• _WHAT THE TASK REQUIRES_
Please transcribe the data below exactly. Leave the pictures out.

• _RAW DATA_
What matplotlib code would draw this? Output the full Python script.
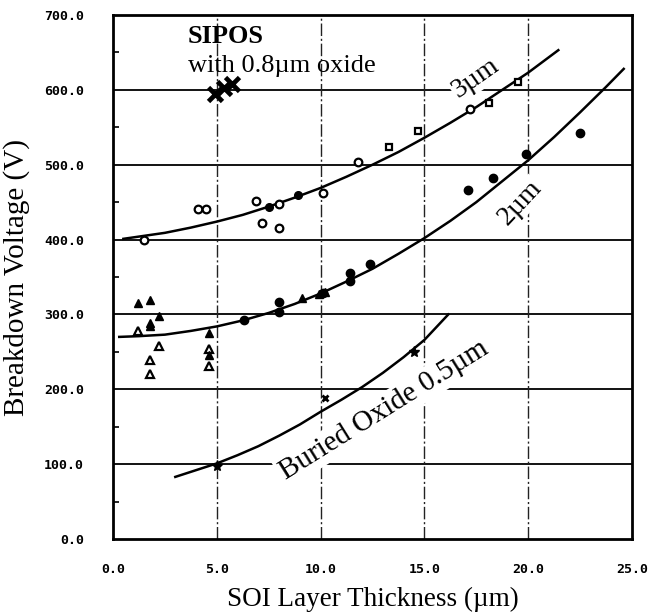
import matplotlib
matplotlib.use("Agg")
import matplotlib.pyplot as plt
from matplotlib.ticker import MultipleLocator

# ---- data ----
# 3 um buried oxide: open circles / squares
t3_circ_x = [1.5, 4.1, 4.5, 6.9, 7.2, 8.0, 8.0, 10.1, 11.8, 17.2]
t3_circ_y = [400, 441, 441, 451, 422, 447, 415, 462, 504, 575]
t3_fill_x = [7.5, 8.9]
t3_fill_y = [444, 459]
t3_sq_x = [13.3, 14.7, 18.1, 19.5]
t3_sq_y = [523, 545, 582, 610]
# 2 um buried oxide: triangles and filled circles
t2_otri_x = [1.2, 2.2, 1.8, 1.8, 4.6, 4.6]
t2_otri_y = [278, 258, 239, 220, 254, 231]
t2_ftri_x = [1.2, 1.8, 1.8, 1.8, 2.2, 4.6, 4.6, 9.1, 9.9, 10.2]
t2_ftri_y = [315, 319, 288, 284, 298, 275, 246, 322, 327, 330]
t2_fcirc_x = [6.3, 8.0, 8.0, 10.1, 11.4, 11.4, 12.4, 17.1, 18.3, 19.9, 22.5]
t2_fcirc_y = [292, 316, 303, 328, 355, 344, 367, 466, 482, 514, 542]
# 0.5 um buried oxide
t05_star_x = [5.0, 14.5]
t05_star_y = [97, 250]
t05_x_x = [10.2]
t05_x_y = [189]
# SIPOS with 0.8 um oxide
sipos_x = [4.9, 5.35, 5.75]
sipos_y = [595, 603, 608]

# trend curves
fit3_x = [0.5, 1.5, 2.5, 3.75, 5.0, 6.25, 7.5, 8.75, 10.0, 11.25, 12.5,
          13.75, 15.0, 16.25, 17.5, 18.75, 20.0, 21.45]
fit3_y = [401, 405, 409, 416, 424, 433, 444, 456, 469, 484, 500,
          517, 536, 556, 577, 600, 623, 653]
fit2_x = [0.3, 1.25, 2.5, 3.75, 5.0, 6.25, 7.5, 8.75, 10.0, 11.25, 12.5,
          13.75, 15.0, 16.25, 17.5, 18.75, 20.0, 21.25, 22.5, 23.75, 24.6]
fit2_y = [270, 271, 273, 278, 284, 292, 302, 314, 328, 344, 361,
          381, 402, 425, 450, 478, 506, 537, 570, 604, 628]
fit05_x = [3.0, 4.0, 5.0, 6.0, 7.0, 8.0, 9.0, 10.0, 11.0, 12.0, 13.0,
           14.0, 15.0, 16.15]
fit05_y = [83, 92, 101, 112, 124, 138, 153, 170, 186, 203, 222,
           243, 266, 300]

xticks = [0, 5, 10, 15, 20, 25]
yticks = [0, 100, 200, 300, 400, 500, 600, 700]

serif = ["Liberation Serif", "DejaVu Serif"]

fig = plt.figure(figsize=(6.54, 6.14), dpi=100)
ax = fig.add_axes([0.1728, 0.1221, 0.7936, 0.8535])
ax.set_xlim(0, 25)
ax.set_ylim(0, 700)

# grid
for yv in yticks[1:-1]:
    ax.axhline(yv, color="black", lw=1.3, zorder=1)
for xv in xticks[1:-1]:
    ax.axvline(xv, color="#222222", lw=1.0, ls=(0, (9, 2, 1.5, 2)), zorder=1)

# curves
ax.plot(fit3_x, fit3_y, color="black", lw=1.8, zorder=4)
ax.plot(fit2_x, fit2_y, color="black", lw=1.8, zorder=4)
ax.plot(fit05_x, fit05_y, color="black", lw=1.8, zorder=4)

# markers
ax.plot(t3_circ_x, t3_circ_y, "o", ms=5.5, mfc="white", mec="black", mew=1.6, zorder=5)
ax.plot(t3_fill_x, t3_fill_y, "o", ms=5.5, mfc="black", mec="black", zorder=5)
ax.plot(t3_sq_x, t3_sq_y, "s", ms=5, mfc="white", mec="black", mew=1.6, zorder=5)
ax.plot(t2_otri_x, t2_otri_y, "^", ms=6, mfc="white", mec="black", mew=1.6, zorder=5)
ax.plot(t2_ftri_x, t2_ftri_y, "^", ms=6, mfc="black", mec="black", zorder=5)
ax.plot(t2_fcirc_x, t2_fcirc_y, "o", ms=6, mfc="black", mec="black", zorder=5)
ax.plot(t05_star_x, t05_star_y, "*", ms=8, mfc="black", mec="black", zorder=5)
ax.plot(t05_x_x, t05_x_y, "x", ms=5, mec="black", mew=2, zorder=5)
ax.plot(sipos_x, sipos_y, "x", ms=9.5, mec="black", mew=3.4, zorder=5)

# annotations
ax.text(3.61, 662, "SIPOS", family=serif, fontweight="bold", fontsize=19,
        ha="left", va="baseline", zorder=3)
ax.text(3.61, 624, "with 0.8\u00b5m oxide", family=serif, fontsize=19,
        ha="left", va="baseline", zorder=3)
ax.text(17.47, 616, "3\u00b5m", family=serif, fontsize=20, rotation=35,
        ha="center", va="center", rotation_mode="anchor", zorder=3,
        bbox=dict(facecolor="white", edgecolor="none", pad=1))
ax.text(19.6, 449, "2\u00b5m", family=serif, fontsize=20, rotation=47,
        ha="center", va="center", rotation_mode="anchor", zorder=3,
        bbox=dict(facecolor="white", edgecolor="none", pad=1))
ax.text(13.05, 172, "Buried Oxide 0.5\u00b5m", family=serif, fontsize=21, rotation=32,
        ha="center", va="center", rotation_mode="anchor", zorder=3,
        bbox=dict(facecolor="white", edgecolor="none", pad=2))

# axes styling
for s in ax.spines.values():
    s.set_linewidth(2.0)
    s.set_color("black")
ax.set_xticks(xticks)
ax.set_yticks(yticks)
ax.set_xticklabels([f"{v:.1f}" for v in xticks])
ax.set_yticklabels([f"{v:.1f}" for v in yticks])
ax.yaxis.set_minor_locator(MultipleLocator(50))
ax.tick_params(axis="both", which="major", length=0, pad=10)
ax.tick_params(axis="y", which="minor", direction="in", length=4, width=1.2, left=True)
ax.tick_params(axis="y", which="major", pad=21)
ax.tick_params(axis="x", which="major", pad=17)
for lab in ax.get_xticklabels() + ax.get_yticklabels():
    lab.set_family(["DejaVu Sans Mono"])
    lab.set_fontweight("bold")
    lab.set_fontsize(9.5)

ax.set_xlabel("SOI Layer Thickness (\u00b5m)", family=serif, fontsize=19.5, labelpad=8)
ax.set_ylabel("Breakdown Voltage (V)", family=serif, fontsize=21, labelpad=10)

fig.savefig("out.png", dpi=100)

• _RESULT_
What matplotlib code would draw this? Output the full Python script.
import matplotlib
matplotlib.use("Agg")
import matplotlib.pyplot as plt
from matplotlib.ticker import MultipleLocator

# ---- data ----
# 3 um buried oxide: open circles / squares
t3_circ_x = [1.5, 4.1, 4.5, 6.9, 7.2, 8.0, 8.0, 10.1, 11.8, 17.2]
t3_circ_y = [400, 441, 441, 451, 422, 447, 415, 462, 504, 575]
t3_fill_x = [7.5, 8.9]
t3_fill_y = [444, 459]
t3_sq_x = [13.3, 14.7, 18.1, 19.5]
t3_sq_y = [523, 545, 582, 610]
# 2 um buried oxide: triangles and filled circles
t2_otri_x = [1.2, 2.2, 1.8, 1.8, 4.6, 4.6]
t2_otri_y = [278, 258, 239, 220, 254, 231]
t2_ftri_x = [1.2, 1.8, 1.8, 1.8, 2.2, 4.6, 4.6, 9.1, 9.9, 10.2]
t2_ftri_y = [315, 319, 288, 284, 298, 275, 246, 322, 327, 330]
t2_fcirc_x = [6.3, 8.0, 8.0, 10.1, 11.4, 11.4, 12.4, 17.1, 18.3, 19.9, 22.5]
t2_fcirc_y = [292, 316, 303, 328, 355, 344, 367, 466, 482, 514, 542]
# 0.5 um buried oxide
t05_star_x = [5.0, 14.5]
t05_star_y = [97, 250]
t05_x_x = [10.2]
t05_x_y = [189]
# SIPOS with 0.8 um oxide
sipos_x = [4.9, 5.35, 5.75]
sipos_y = [595, 603, 608]

# trend curves
fit3_x = [0.5, 1.5, 2.5, 3.75, 5.0, 6.25, 7.5, 8.75, 10.0, 11.25, 12.5,
          13.75, 15.0, 16.25, 17.5, 18.75, 20.0, 21.45]
fit3_y = [401, 405, 409, 416, 424, 433, 444, 456, 469, 484, 500,
          517, 536, 556, 577, 600, 623, 653]
fit2_x = [0.3, 1.25, 2.5, 3.75, 5.0, 6.25, 7.5, 8.75, 10.0, 11.25, 12.5,
          13.75, 15.0, 16.25, 17.5, 18.75, 20.0, 21.25, 22.5, 23.75, 24.6]
fit2_y = [270, 271, 273, 278, 284, 292, 302, 314, 328, 344, 361,
          381, 402, 425, 450, 478, 506, 537, 570, 604, 628]
fit05_x = [3.0, 4.0, 5.0, 6.0, 7.0, 8.0, 9.0, 10.0, 11.0, 12.0, 13.0,
           14.0, 15.0, 16.15]
fit05_y = [83, 92, 101, 112, 124, 138, 153, 170, 186, 203, 222,
           243, 266, 300]

xticks = [0, 5, 10, 15, 20, 25]
yticks = [0, 100, 200, 300, 400, 500, 600, 700]

serif = ["Liberation Serif", "DejaVu Serif"]

fig = plt.figure(figsize=(6.54, 6.14), dpi=100)
ax = fig.add_axes([0.1728, 0.1221, 0.7936, 0.8535])
ax.set_xlim(0, 25)
ax.set_ylim(0, 700)

# grid
for yv in yticks[1:-1]:
    ax.axhline(yv, color="black", lw=1.3, zorder=1)
for xv in xticks[1:-1]:
    ax.axvline(xv, color="#222222", lw=1.0, ls=(0, (9, 2, 1.5, 2)), zorder=1)

# curves
ax.plot(fit3_x, fit3_y, color="black", lw=1.8, zorder=4)
ax.plot(fit2_x, fit2_y, color="black", lw=1.8, zorder=4)
ax.plot(fit05_x, fit05_y, color="black", lw=1.8, zorder=4)

# markers
ax.plot(t3_circ_x, t3_circ_y, "o", ms=5.5, mfc="white", mec="black", mew=1.6, zorder=5)
ax.plot(t3_fill_x, t3_fill_y, "o", ms=5.5, mfc="black", mec="black", zorder=5)
ax.plot(t3_sq_x, t3_sq_y, "s", ms=5, mfc="white", mec="black", mew=1.6, zorder=5)
ax.plot(t2_otri_x, t2_otri_y, "^", ms=6, mfc="white", mec="black", mew=1.6, zorder=5)
ax.plot(t2_ftri_x, t2_ftri_y, "^", ms=6, mfc="black", mec="black", zorder=5)
ax.plot(t2_fcirc_x, t2_fcirc_y, "o", ms=6, mfc="black", mec="black", zorder=5)
ax.plot(t05_star_x, t05_star_y, "*", ms=8, mfc="black", mec="black", zorder=5)
ax.plot(t05_x_x, t05_x_y, "x", ms=5, mec="black", mew=2, zorder=5)
ax.plot(sipos_x, sipos_y, "x", ms=9.5, mec="black", mew=3.4, zorder=5)

# annotations
ax.text(3.61, 662, "SIPOS", family=serif, fontweight="bold", fontsize=19,
        ha="left", va="baseline", zorder=3)
ax.text(3.61, 624, "with 0.8\u00b5m oxide", family=serif, fontsize=19,
        ha="left", va="baseline", zorder=3)
ax.text(17.47, 616, "3\u00b5m", family=serif, fontsize=20, rotation=35,
        ha="center", va="center", rotation_mode="anchor", zorder=3,
        bbox=dict(facecolor="white", edgecolor="none", pad=1))
ax.text(19.6, 449, "2\u00b5m", family=serif, fontsize=20, rotation=47,
        ha="center", va="center", rotation_mode="anchor", zorder=3,
        bbox=dict(facecolor="white", edgecolor="none", pad=1))
ax.text(13.05, 172, "Buried Oxide 0.5\u00b5m", family=serif, fontsize=21, rotation=32,
        ha="center", va="center", rotation_mode="anchor", zorder=3,
        bbox=dict(facecolor="white", edgecolor="none", pad=2))

# axes styling
for s in ax.spines.values():
    s.set_linewidth(2.0)
    s.set_color("black")
ax.set_xticks(xticks)
ax.set_yticks(yticks)
ax.set_xticklabels([f"{v:.1f}" for v in xticks])
ax.set_yticklabels([f"{v:.1f}" for v in yticks])
ax.yaxis.set_minor_locator(MultipleLocator(50))
ax.tick_params(axis="both", which="major", length=0, pad=10)
ax.tick_params(axis="y", which="minor", direction="in", length=4, width=1.2, left=True)
ax.tick_params(axis="y", which="major", pad=21)
ax.tick_params(axis="x", which="major", pad=17)
for lab in ax.get_xticklabels() + ax.get_yticklabels():
    lab.set_family(["DejaVu Sans Mono"])
    lab.set_fontweight("bold")
    lab.set_fontsize(9.5)

ax.set_xlabel("SOI Layer Thickness (\u00b5m)", family=serif, fontsize=19.5, labelpad=8)
ax.set_ylabel("Breakdown Voltage (V)", family=serif, fontsize=21, labelpad=10)

fig.savefig("out.png", dpi=100)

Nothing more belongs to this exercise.